3Highlights & Milestones

The 3–5 most significant achievements of the year. New product launches, major client wins, team growth, awards, media features, or community milestones. Keep each to 2–3 sentences. Use images or screenshots where possible.

4Financial Overview

Revenue breakdown by service/product, expense categories, and profit margin. For small businesses: a simplified income statement (revenue minus expenses equals profit). For freelancers: revenue by client or service type, and average monthly income. Track your finances year-round with the Side Hustle Finance Kit.
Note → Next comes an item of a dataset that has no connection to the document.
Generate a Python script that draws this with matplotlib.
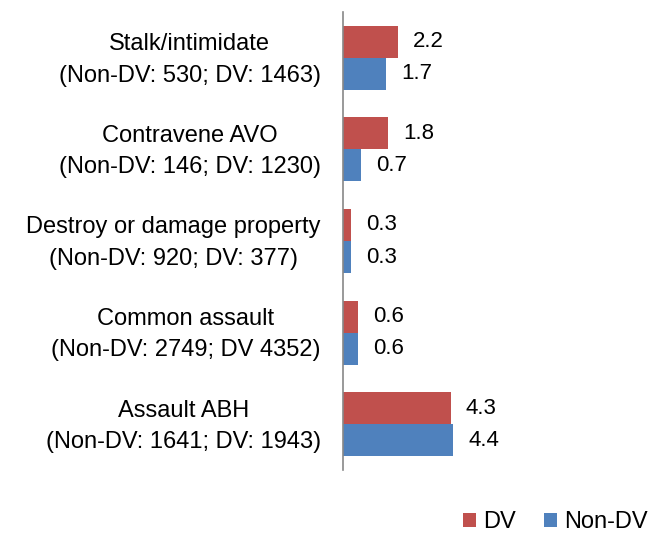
import matplotlib

matplotlib.use("Agg")
import matplotlib.pyplot as plt
import matplotlib.transforms as mtransforms
import numpy as np
from matplotlib import font_manager

# data (top to bottom as drawn)
categories = [
    "Stalk/intimidate\n(Non-DV: 530; DV: 1463)",
    "Contravene AVO\n(Non-DV: 146; DV: 1230)",
    "Destroy or damage property\n(Non-DV: 920; DV: 377)",
    "Common assault\n(Non-DV: 2749; DV 4352)",
    "Assault ABH\n(Non-DV: 1641; DV: 1943)",
]
dv = [2.2, 1.8, 0.3, 0.6, 4.3]
non_dv = [1.7, 0.7, 0.3, 0.6, 4.4]

names = {f.name for f in font_manager.fontManager.ttflist}
family = "Liberation Sans Narrow" if "Liberation Sans Narrow" in names else "Liberation Sans"
plt.rcParams["font.family"] = [family, "DejaVu Sans"]

RED = "#C0504D"
BLUE = "#4F81BD"

fig = plt.figure(figsize=(6.48, 5.33), dpi=100)
ax = fig.add_axes([343 / 648, 1 - 470 / 533, 300 / 648, 458 / 533])

y = np.arange(len(categories))
h = 0.35
b1 = ax.barh(y - h / 2, dv, height=h, color=RED, label="DV")
b2 = ax.barh(y + h / 2, non_dv, height=h, color=BLUE, label="Non-DV")

for bars, vals in ((b1, dv), (b2, non_dv)):
    for bar, v in zip(bars, vals):
        ax.annotate(f"{v:.1f}", (bar.get_width(), bar.get_y() + bar.get_height() / 2),
                    xytext=(11, 0), textcoords="offset points",
                    ha="left", va="center", fontsize=16)

ax.set_ylim(len(categories) - 0.5, -0.5)
ax.set_xlim(0, 12)
ax.set_yticks(y)
ax.set_yticklabels(categories, fontsize=17, multialignment="center", linespacing=1.55)
ax.tick_params(axis="y", length=0, pad=16)
# nudge the two-line labels up a little
shift = mtransforms.ScaledTranslation(0, 0.05, fig.dpi_scale_trans)
for lbl in ax.get_yticklabels():
    lbl.set_transform(lbl.get_transform() + shift)
ax.set_xticks([])
for s in ("top", "right", "bottom"):
    ax.spines[s].set_visible(False)
ax.spines["left"].set_color("#888888")
ax.spines["left"].set_linewidth(1.2)

fig.legend(handles=[b1, b2], loc="center right", bbox_to_anchor=(1.0, 1 - 522 / 533),
           ncol=2, frameon=False, fontsize=17, handlelength=0.55, handleheight=0.55,
           handletextpad=0.3, columnspacing=1.2, borderaxespad=0.0, borderpad=0.0)

fig.savefig("out.png", dpi=100)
5Client / Customer Spotlight

1–3 mini case studies or testimonials. The best annual reports show impact through real stories, not just abstract numbers. "We helped [Client] achieve [specific result]" is more compelling than "We served 47 clients."

6Lessons Learned

2–3 honest reflections on what didn't go as planned and what you learned. This section builds trust because it demonstrates self-awareness. "We underpriced our services in Q1, leading to burnout by Q3. We raised rates in Q4 and client quality improved." Vulnerability in annual reports is a strength, not a weakness.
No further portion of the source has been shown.